Upper Texas Coast Has the Space!
The Upper Texas Coast could have its own incubation site for Kemp’s ridley sea turtles in the future. The possibility was announced at Sea Turtle Saturday at Galveston on February 19 when Don Ware of the Friends of the Galveston Island State Park (FoGISP) spoke to over 100 people gathered at the event sponsored by the Galveston Island Nature Tourism Council (GINTC), Sea Turtle Restoration Project and National Marine Fisheries Service.
With the rebuilding of the State Park which was badly damaged by Hurricane Ike in 2008, an area has been set aside which could serve as an incubation site or “corral” for eggs of the endangered Kemp’s ridley sea turtles. Nesting has increased on the Upper Texas Coast for several years with eggs being transferred to the Padre Island National Seashore (PINS) near Corpus Christi.
Dr. Andre Landry, Jr., Director of Sea Turtle And Fisheries Ecology Research Lab of Texas A&M University at Galveston and long time Kemp’s ridley researcher believes that having a corral on the upper Texas Coast and not transferring the eggs is important for several reasons.
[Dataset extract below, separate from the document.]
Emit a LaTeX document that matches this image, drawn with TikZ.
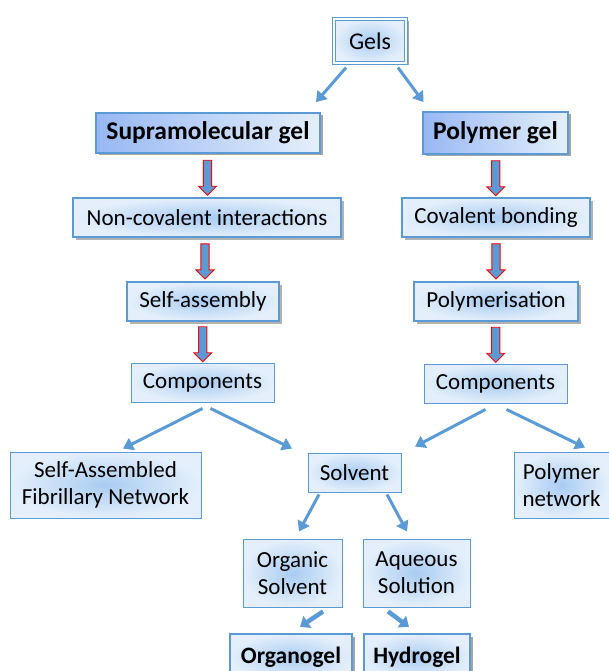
\documentclass[tikz,border=0pt]{standalone}
\usepackage{fontspec}
\setmainfont{Carlito}
\usetikzlibrary{shapes.arrows,shadows,arrows.meta,calc}
\definecolor{bord}{HTML}{5B9BD5}
\definecolor{inC}{HTML}{A9CCF2}
\definecolor{outC}{HTML}{E4EFFB}
\definecolor{arrC}{HTML}{5B9BD5}
\tikzset{
  box/.style={draw=bord, line width=0.9pt, shading=radial, inner color=inC, outer color=outC,
    font=\fontsize{23}{27}\selectfont, inner sep=0pt, align=center},
  boldbox/.style={box, line width=1.8pt, font=\fontsize{25.5}{29}\selectfont\bfseries,
    left color=inC!90!blue, right color=outC, shading=axis,
    drop shadow={shadow xshift=2.5pt, shadow yshift=-2.5pt, fill=black, opacity=0.35}},
  shbox/.style={box, line width=1.2pt,
    drop shadow={shadow xshift=2.5pt, shadow yshift=-2.5pt, fill=black, opacity=0.3}},
  redarrow/.style={single arrow, draw=red, line width=0.9pt, fill=arrC, rotate=-90,
    minimum height=35pt, minimum width=18pt, single arrow head extend=3.5pt,
    single arrow head indent=0pt, inner sep=2.5pt},
  conn/.style={draw=arrC, line width=3pt, -{Triangle[length=10pt,width=13pt]}},
  thconn/.style={draw=arrC, line width=4.5pt, -{Triangle[length=9pt,width=14pt]}}
}
\begin{document}
\begin{tikzpicture}[x=1pt,y=-1pt]
\useasboundingbox (0,0) rectangle (609,671);
% boxes
\node[box, line width=1.2pt, double=white, double distance=1.5pt,
  font=\fontsize{24}{28}\selectfont,
  drop shadow={shadow xshift=2.5pt, shadow yshift=-2.5pt, fill=black, opacity=0.35},
  minimum width=72pt, minimum height=44pt] (gels) at (370,41) {Gels};
\node[boldbox, minimum width=224pt, minimum height=40pt] (sup) at (208,133) {Supramolecular gel};
\node[boldbox, minimum width=145pt, minimum height=42pt] (pol) at (495.5,133) {Polymer gel};
\node[shbox, minimum width=268pt, minimum height=39pt] (nci) at (207,217.5) {Non-covalent interactions};
\node[shbox, minimum width=188pt, minimum height=39pt] (cov) at (496,217.5) {Covalent bonding};
\node[shbox, line width=1.8pt, minimum width=152pt, minimum height=39pt] (sa) at (203,301.5) {Self-assembly};
\node[shbox, line width=1.8pt, minimum width=164pt, minimum height=39pt] (polm) at (496,301.5) {Polymerisation};
\node[box, minimum width=143pt, minimum height=39pt] (compL) at (202.5,382.5) {Components};
\node[box, minimum width=143pt, minimum height=39pt] (compR) at (495.5,383.5) {Components};
\node[box, minimum width=191pt, minimum height=66pt] (safn) at (105.5,485) {Self-Assembled\\Fibrillary Network};
\node[box, minimum width=93pt, minimum height=39pt] (solv) at (354.5,472.5) {Solvent};
\node[box, minimum width=95pt, minimum height=66pt] (pnet) at (561.5,485) {Polymer\\network};
\node[box, minimum width=99pt, minimum height=68pt] (org) at (292.5,573) {Organic\\Solvent};
\node[box, minimum width=107pt, minimum height=68pt] (aq) at (416.5,573) {Aqueous\\Solution};
\node[boldbox, line width=2.2pt, shading=radial, inner color=inC, outer color=outC,
  font=\fontsize{23.5}{27}\selectfont\bfseries,
  minimum width=122pt, minimum height=46pt] (ogel) at (291,657) {Organogel};
\node[boldbox, line width=2.2pt, shading=radial, inner color=inC, outer color=outC,
  font=\fontsize{23.5}{27}\selectfont\bfseries,
  minimum width=106pt, minimum height=46pt] (hgel) at (417,657) {Hydrogel};
% red block arrows
\node[redarrow] (r1) at ($(sup.south)!0.5!(nci.north)$) {};
\node[redarrow] (r2) at ($(nci.south)!0.5!(sa.north)$) {};
\node[redarrow] (r3) at ($(sa.south)!0.5!(compL.north)$) {};
\node[redarrow] (r4) at ($(pol.south)!0.5!(cov.north)$) {};
\node[redarrow] (r5) at ($(cov.south)!0.5!(polm.north)$) {};
\node[redarrow] (r6) at ($(polm.south)!0.5!(compR.north)$) {};
% blue connectors
\draw[conn] ([xshift=-24pt,yshift=-4pt]gels.south) -- ([xshift=108pt,yshift=10pt]sup.north);
\draw[conn] ([xshift=28pt,yshift=-4pt]gels.south) -- ([xshift=-72pt,yshift=9pt]pol.north);
\draw[conn] ([xshift=0pt,yshift=-6pt]compL.south) -- ([xshift=17.5pt,yshift=3pt]safn.north);
\draw[conn] ([xshift=8pt,yshift=-6pt]compL.south) -- ([xshift=-62.5pt,yshift=4pt]solv.north);
\draw[conn] ([xshift=-10pt,yshift=-6pt]compR.south) -- ([xshift=60.5pt,yshift=6pt]solv.north);
\draw[conn] ([xshift=11pt,yshift=-6pt]compR.south) -- ([xshift=23.5pt,yshift=4pt]pnet.north);
\draw[conn] ([xshift=-35.5pt,yshift=-2pt]solv.south) -- ([xshift=6.5pt,yshift=7pt]org.north);
\draw[conn] ([xshift=32.5pt,yshift=-2pt]solv.south) -- ([xshift=-9.5pt,yshift=7pt]aq.north);
\draw[thconn] ([xshift=30.5pt,yshift=-4pt]org.south) -- ([xshift=9pt,yshift=6pt]ogel.north);
\draw[thconn] ([xshift=-28.5pt,yshift=-4pt]aq.south) -- ([xshift=-8pt,yshift=6pt]hgel.north);
\end{tikzpicture}
\end{document}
“I see the corral initiative being a proactive step in safe guarding nests laid on the upper Texas coast, imprinting future nesters to constituent beaches, and drawing attention to additional protection that is needed to protect nesting activity on the upper Texas coast,” Landry said, “In addition, the corral and hatchling releases it will afford will be a center piece of public education efforts focusing on sea turtles and the role the upper Texas coast can play in population recovery.”
Many residents of Galveston Island including GINTC and FoGISP members support the corral affording local students and tourists the opportunity to see a release of Kemp’s ridley hatchlings. Science teachers attending the November 2010 Conference for the Advancement of Science Teaching in Houston signed petitions supporting a corral or hatching site on the Upper Texas Coast which would be closer to southeast Texas schools. At present, all hatchlings are released from PINS although the eggs were found on the Upper Texas Coast and incubated in sand from the Galveston area.
“We need to remember that the Kemp’s ridleys choose the Upper Texas Coast to lay their eggs,” said Carole Allen of the Sea Turtle Restoration Project. “Even if the sand isn’t as white as on beaches further south, we need to keep in mind that mother turtles know best.”
Before the corral can be constructed, permits must be obtained from the US Fish and Wildlife Service. Don Ware of FoGISP suggested that the turtle eggs be shared with the Padre Island National Seashore in the beginning of the program. A corral is currently used successfully in South Texas by Sea Turtle, Inc. and a limited number of nests are allowed to remain in place to hatch out at the National Seashore. In the past, hatchlings have emerged from several undetected nests in the Galveston and Bolivar Peninsula areas. Sea turtle patrols watching for nesting Kemp’s ridleys will begin on the Upper Texas Coast on April 1.